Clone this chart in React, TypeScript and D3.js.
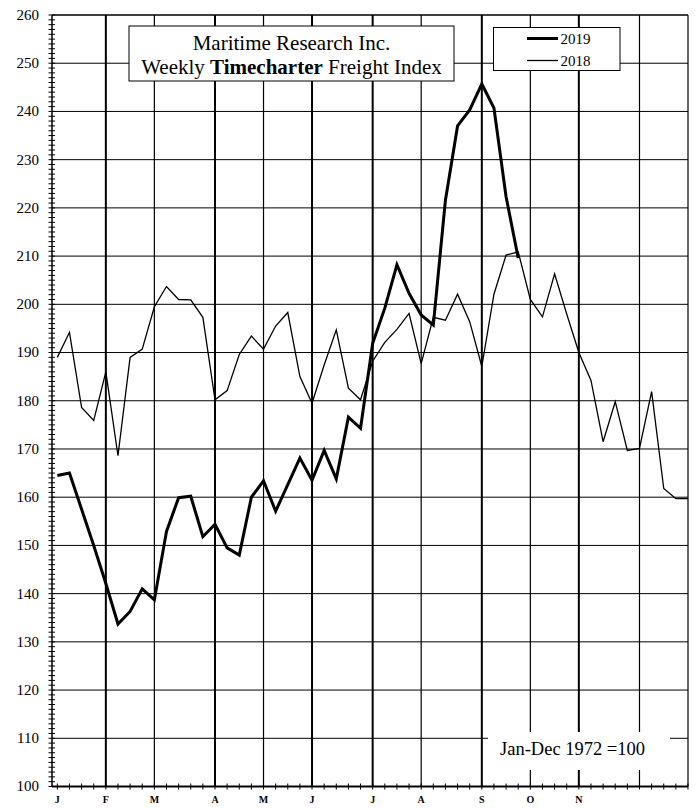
import React from 'react';
import * as d3 from 'd3';

// weekly index values (week 0 = first week of Jan)
const series2019 = [
  164.5, 165.0, 157.5, 150.0, 142.1, 133.7, 136.3, 141.0, 138.7, 152.9,
  159.9, 160.2, 151.8, 154.4, 149.5, 148.0, 160.0, 163.4, 157.1, 162.6,
  168.1, 163.5, 169.7, 163.8, 176.6, 174.3, 191.9, 199.2, 208.2, 202.3,
  197.8, 195.7, 221.6, 237.0, 240.3, 245.7, 240.7, 222.3, 209.6,
];

const series2018 = [
  189.0, 194.2, 178.6, 175.9, 186.0, 168.6, 189.0, 190.7, 199.5, 203.7,
  201.0, 200.9, 197.3, 180.2, 182.1, 189.6, 193.4, 190.7, 195.5, 198.3,
  185.0, 179.5, 187.4, 194.7, 182.6, 180.2, 188.2, 192.1, 194.8, 198.1,
  187.7, 197.3, 196.7, 202.1, 196.4, 187.1, 202.1, 210.2, 210.9, 201.0,
  197.4, 206.3, 198.0, 190.0, 184.2, 171.5, 179.8, 169.7, 170.1, 181.9,
  161.8, 159.7, 159.7,
];

// month boundaries in weeks, label ('' = no label), heavy line or not
const monthWeeks = [0, 4, 8, 13, 17, 21, 26, 30, 35, 39, 43, 48];
const monthLabels = ['J', 'F', 'M', 'A', 'M', 'J', 'J', 'A', 'S', 'O', 'N', ''];
const monthHeavy = [false, true, false, true, false, true, true, false, true, false, true, false];

const yTicks = d3.range(100, 261, 10);
const legendLabels = ['2019', '2018'];

const W = 699;
const H = 808;
const left = 52;
const right = 688;
const top = 15;
const bottom = 786.5;

const App: React.FC = () => {
  const x = d3.scaleLinear().domain([-0.44, 52]).range([left, right]);
  const y = d3.scaleLinear().domain([100, 260]).range([bottom, top]);

  const line = d3
    .line<number>()
    .x((_, i) => x(i))
    .y((d) => y(d));

  const font = '"Liberation Serif", "Times New Roman", serif';

  return (
    <svg
      width={W}
      height={H}
      style={{ position: 'absolute', left: 0, top: 0, background: '#fff' }}
      fontFamily={font}
    >
      {/* horizontal grid */}
      {yTicks.map((t) => (
        <line key={'h' + t} x1={left} x2={right} y1={y(t)} y2={y(t)} stroke="#000" strokeWidth={1} />
      ))}

      {/* month grid */}
      {monthWeeks.slice(1).map((w, i) => (
        <line
          key={'v' + w}
          x1={x(w)}
          x2={x(w)}
          y1={top}
          y2={bottom}
          stroke="#000"
          strokeWidth={monthHeavy[i + 1] ? 2 : 1.2}
        />
      ))}

      {/* frame */}
      <line x1={right} x2={right} y1={top} y2={bottom} stroke="#000" strokeWidth={1.2} />
      <line x1={left} x2={right} y1={top} y2={top} stroke="#000" strokeWidth={1.2} />
      <line x1={left} x2={left} y1={top} y2={bottom} stroke="#000" strokeWidth={1.5} />
      <line x1={left} x2={right} y1={bottom} y2={bottom} stroke="#000" strokeWidth={2} />

      {/* y minor ticks */}
      {d3.range(100, 261, 1).map((t) => (
        <line key={'yt' + t} x1={48.5} x2={55} y1={y(t)} y2={y(t)} stroke="#000" strokeWidth={1} />
      ))}
      {yTicks.map((t) => (
        <text key={'yl' + t} x={39} y={y(t)} dy="0.33em" textAnchor="end" fontSize={15}>
          {t}
        </text>
      ))}

      {/* x week ticks */}
      {d3.range(0, 53).map((w) => (
        <line key={'xt' + w} x1={x(w)} x2={x(w)} y1={bottom - 3} y2={bottom + 3} stroke="#000" strokeWidth={1} />
      ))}
      {monthWeeks.map((w, i) => (
        <text key={'xl' + i} x={x(w)} y={803} textAnchor="middle" fontSize={10} fontWeight="bold">
          {monthLabels[i]}
        </text>
      ))}

      {/* series */}
      <path d={line(series2018) || ''} fill="none" stroke="#000" strokeWidth={1.3} strokeLinejoin="miter" />
      <path d={line(series2019) || ''} fill="none" stroke="#000" strokeWidth={3} strokeLinejoin="miter" />

      {/* title box */}
      <rect x={129} y={26} width={325} height={55} fill="#fff" stroke="#000" strokeWidth={1} />
      <text x={291.5} y={49.5} textAnchor="middle" fontSize={21}>
        Maritime Research Inc.
      </text>
      <text x={291.5} y={73.5} textAnchor="middle" fontSize={21}>
        Weekly <tspan fontWeight="bold">Timecharter</tspan> Freight Index
      </text>

      {/* legend */}
      <rect x={493.5} y={27.5} width={126.5} height={43} fill="#fff" stroke="#000" strokeWidth={1} />
      <line x1={527} x2={558} y1={38.5} y2={38.5} stroke="#000" strokeWidth={3} />
      <line x1={527} x2={558} y1={60.5} y2={60.5} stroke="#000" strokeWidth={1.3} />
      <text x={560.5} y={43.5} fontSize={15}>{legendLabels[0]}</text>
      <text x={560.5} y={65.5} fontSize={15}>{legendLabels[1]}</text>

      {/* base note */}
      <rect x={488} y={732} width={182} height={38} fill="#fff" />
      <text x={500} y={755} fontSize={18.5}>
        Jan-Dec 1972 =100
      </text>
    </svg>
  );
};

export default App;
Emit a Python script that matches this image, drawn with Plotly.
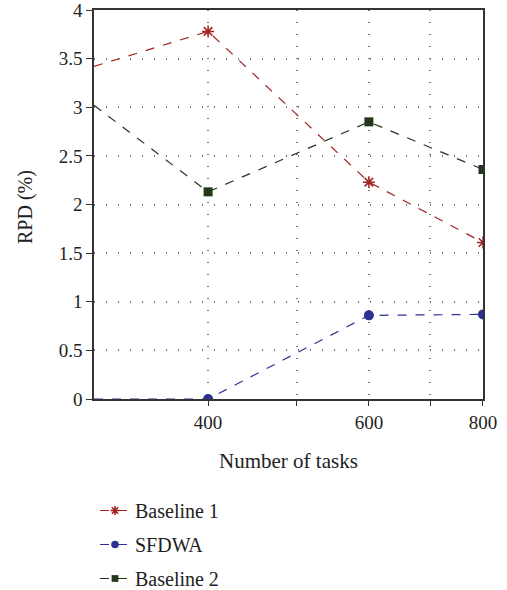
import plotly.graph_objects as go

tasks = [300, 400, 600, 800]
baseline1 = [3.42, 3.78, 2.23, 1.61]
sfdwa = [0.0, 0.0, 0.86, 0.87]
baseline2 = [3.02, 2.13, 2.85, 2.36]

x_tick_vals = [400, 500, 600, 700, 800]
x_tick_text = ["400", "", "600", "", "800"]
y_tick_vals = [0, 0.5, 1, 1.5, 2, 2.5, 3, 3.5, 4]
y_tick_text = ["0", "0.5", "1", "1.5", "2", "2.5", "3", "3.5", "4"]
x_title = "Number of tasks"
y_title = "RPD (%)"

FONT = "Liberation Serif"
FS = 19
RED = "#a32323"
BLUE = "#2e3192"
GREEN = "#22381c"

fig = go.Figure()
fig.add_trace(go.Scatter(
    x=tasks, y=baseline1, name="Baseline 1", mode="lines+markers",
    line=dict(color=RED, width=1.2, dash="dash"),
    marker=dict(symbol="asterisk-open", size=[0, 10, 10, 10], opacity=1,
                line=dict(color=RED, width=1.5), color=RED),
    legendgroup="a"))
fig.add_trace(go.Scatter(
    x=tasks, y=sfdwa, name="SFDWA", mode="lines+markers",
    line=dict(color=BLUE, width=1.2, dash="dash"),
    marker=dict(symbol="circle", size=[0, 10, 10, 10], color=BLUE, opacity=1,
                line=dict(width=0)),
    legendgroup="b"))
fig.add_trace(go.Scatter(
    x=tasks, y=baseline2, name="Baseline 2", mode="lines+markers",
    line=dict(color=GREEN, width=1.2, dash="dash"),
    marker=dict(symbol="square", size=[0, 9, 9, 9], color=GREEN, opacity=1,
                line=dict(width=0)),
    legendgroup="c"))

W, H = 507, 590
L, R, T, B = 94, 24, 10, 191
PW = W - L - R
PH = H - T - B
fig.update_layout(
    width=W, height=H,
    margin=dict(l=L, r=R, t=T, b=B, autoexpand=False),
    paper_bgcolor="white", plot_bgcolor="white",
    font=dict(family=FONT, size=FS, color="#222"),
    showlegend=True,
    legend=dict(x=(95 - L) / PW, y=(H - B - 491) / PH,
                xanchor="left", yanchor="top",
                font=dict(family=FONT, size=20, color="#222"),
                tracegroupgap=5, itemwidth=30, bgcolor="rgba(0,0,0,0)"),
    annotations=[
        dict(text=x_title, xref="paper", yref="paper", x=0.5,
             y=(H - B - 461) / PH, xanchor="center", yanchor="middle",
             showarrow=False, font=dict(family=FONT, size=21, color="#222")),
        dict(text=y_title, xref="paper", yref="paper", x=(25 - L) / PW,
             y=(H - B - 207) / PH, xanchor="center", yanchor="middle",
             textangle=-90, showarrow=False,
             font=dict(family=FONT, size=20, color="#222")),
    ],
)
fig.update_xaxes(
    type="log", range=[2.4771, 2.9031],
    tickvals=x_tick_vals, ticktext=x_tick_text,
    showline=True, linecolor="#333", linewidth=1.5, mirror=True,
    ticks="outside", ticklen=5, tickcolor="#333",
    showgrid=True, gridcolor="#777", griddash="1px,11px", gridwidth=1.5,
    zeroline=False, ticklabeloverflow="allow",
    tickfont=dict(family=FONT, size=FS),
)
fig.update_yaxes(
    range=[0, 4],
    tickvals=y_tick_vals, ticktext=y_tick_text,
    showline=True, linecolor="#333", linewidth=1.5, mirror=True,
    ticks="outside", ticklen=6, tickcolor="#333",
    showgrid=True, gridcolor="#777", griddash="1px,11px", gridwidth=1.5,
    zeroline=False, ticklabeloverflow="allow",
    tickfont=dict(family=FONT, size=FS),
)

fig.write_html("out.html", config={"displayModeBar": False},
               post_script="document.body.style.margin='0';document.body.style.overflow='hidden';")
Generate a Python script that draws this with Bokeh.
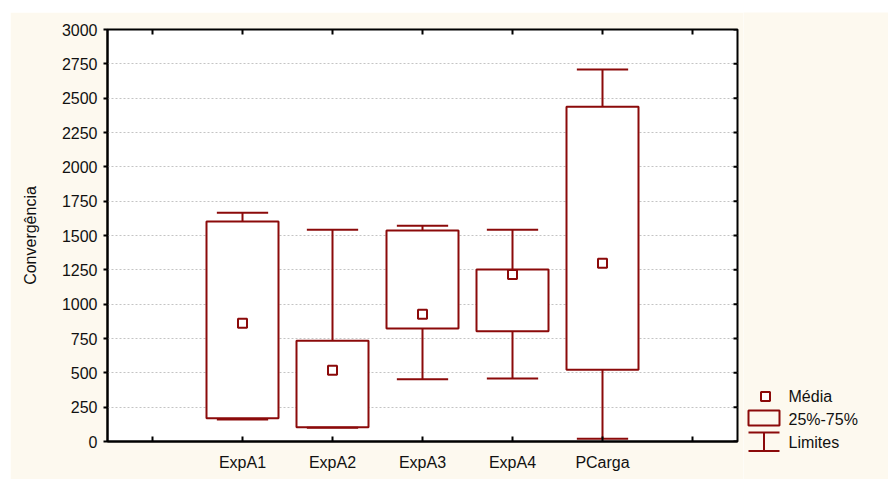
import math
from bokeh.plotting import figure
from bokeh.layouts import row, column
from bokeh.models import FixedTicker, Range1d, Spacer
from bokeh.core.properties import value
from bokeh.embed import file_html
from bokeh.resources import INLINE

# ---- data ----
categories = ["ExpA1", "ExpA2", "ExpA3", "ExpA4", "PCarga"]
positions = [1, 2, 3, 4, 5]
mins = [160, 100, 454, 459, 20]
q1 = [170, 104, 823, 803, 522]
q3 = [1602, 733, 1537, 1252, 2437]
maxs = [1665, 1542, 1571, 1542, 2709]
means = [861, 519, 927, 1216, 1298]
x_ticks = [0, 1, 2, 3, 4, 5, 6]
y_ticks = list(range(0, 3001, 250))
legend_labels = ["Média", "25%-75%", "Limites"]

RED = "#8b0a0a"
CREAM = "#fdf9ef"
FONT = "Liberation Sans"
FS = "16px"

X0, X1 = -0.5, 6.5
Y0, Y1 = 0, 3000
W_MAIN, H = 733, 467

p = figure(width=W_MAIN, height=H, output_backend="svg", toolbar_location=None,
           title=None,
           x_range=Range1d(X0, X1), y_range=Range1d(Y0, Y1),
           min_border_left=97, min_border_right=6, min_border_top=17, min_border_bottom=38,
           background_fill_color="white", border_fill_color=CREAM,
           outline_line_color="black", outline_line_width=2)

# grid
p.xgrid.grid_line_color = None
p.ygrid.ticker = FixedTicker(ticks=y_ticks)
p.ygrid.grid_line_color = "#c4c4c4"
p.ygrid.grid_line_dash = "2 2"
p.ygrid.grid_line_width = 1

# boxes
p.vbar(x=positions, top=q3, bottom=q1, width=0.8, fill_color="white",
       line_color=RED, line_width=2)
# whiskers
p.segment(x0=positions, y0=q3, x1=positions, y1=maxs, line_color=RED, line_width=2)
p.segment(x0=positions, y0=q1, x1=positions, y1=mins, line_color=RED, line_width=2)
# caps
cap_half = 0.285
p.segment(x0=[x - cap_half for x in positions], y0=maxs,
          x1=[x + cap_half for x in positions], y1=maxs, line_color=RED, line_width=2)
p.segment(x0=[x - cap_half for x in positions], y0=mins,
          x1=[x + cap_half for x in positions], y1=mins, line_color=RED, line_width=2)
# means
p.scatter(x=positions, y=means, marker="square", size=9, fill_color="white",
          line_color=RED, line_width=2)

# inner ticks on top and right frame edges (half of each dash is clipped away)
p.scatter(x=[X1] * len(y_ticks), y=y_ticks, marker="dash", size=8,
          line_color="black", line_width=2)
p.scatter(x=x_ticks, y=[Y1] * len(x_ticks), marker="dash", angle=math.pi / 2, size=10,
          line_color="black", line_width=2)

# axes
overrides = {i: "" for i in x_ticks}
for pos, c in zip(positions, categories):
    overrides[pos] = c

p.xaxis.ticker = FixedTicker(ticks=x_ticks)
p.xaxis.major_label_overrides = overrides
p.yaxis.ticker = FixedTicker(ticks=y_ticks)
p.yaxis.axis_label = "Convergência"

for ax in p.xaxis + p.yaxis:
    ax.axis_line_color = "black"
    ax.axis_line_width = 2
    ax.major_tick_line_color = "black"
    ax.major_tick_line_width = 2
    ax.minor_tick_line_color = None
    ax.major_label_text_font = FONT
    ax.major_label_text_font_size = FS
    ax.major_label_text_color = "#111111"
    ax.axis_label_text_font = FONT
    ax.axis_label_text_font_size = FS
    ax.axis_label_text_font_style = "normal"
    ax.axis_label_text_color = "#111111"

p.xaxis.major_tick_in = 5
p.xaxis.major_tick_out = 0
p.xaxis.major_label_standoff = 12
p.yaxis.major_tick_in = 0
p.yaxis.major_tick_out = 4
p.yaxis.major_label_standoff = 6
p.yaxis.axis_label_standoff = 20

# ---- legend panel ----
W_LEG = 145
lg = figure(width=W_LEG, height=H, output_backend="svg", toolbar_location=None,
            title=None, x_axis_location=None, y_axis_location=None,
            x_range=Range1d(0, W_LEG), y_range=Range1d(H, 0),
            min_border=0, min_border_left=0, min_border_right=0,
            min_border_top=0, min_border_bottom=0,
            background_fill_color=CREAM, border_fill_color=CREAM,
            outline_line_color=None)
lg.grid.visible = False

lg.scatter(x=[22], y=[384], marker="square", size=9, fill_color="white",
           line_color=RED, line_width=2)
lg.quad(left=[5], right=[36], top=[398], bottom=[413], fill_color=CREAM,
        line_color=RED, line_width=2)
lg.segment(x0=[5, 5, 20.5], y0=[420, 438.5, 420], x1=[36, 36, 20.5], y1=[420, 438.5, 438.5],
           line_color=RED, line_width=2)
lg.text(x=[45, 45, 45], y=[384, 407, 430], text=legend_labels,
        text_font=value(FONT), text_font_size=FS, text_color="#111111",
        text_baseline="middle", text_align="left")

layout = column(Spacer(height=12),
                row(Spacer(width=10), p, column(lg, spacing=0), spacing=0),
                spacing=0)
open("out.html", "w").write(file_html(layout, INLINE))
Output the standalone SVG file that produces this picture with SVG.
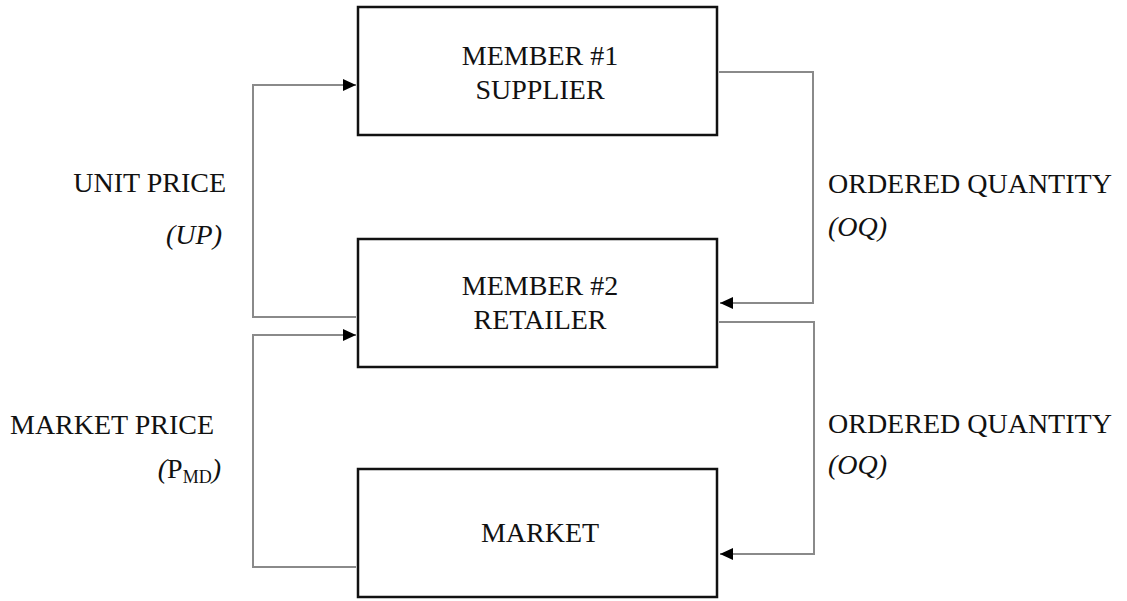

★ ★ ★ ★ ★

__What you have to do__: Exactly as they appear, print the lines of the listing above from its first line through the line that contains "import * as d3 from 'd3';", minus the pictures.

__Full answer__:
Clone this chart in React, TypeScript and D3.js.
import React from 'react';
import * as d3 from 'd3';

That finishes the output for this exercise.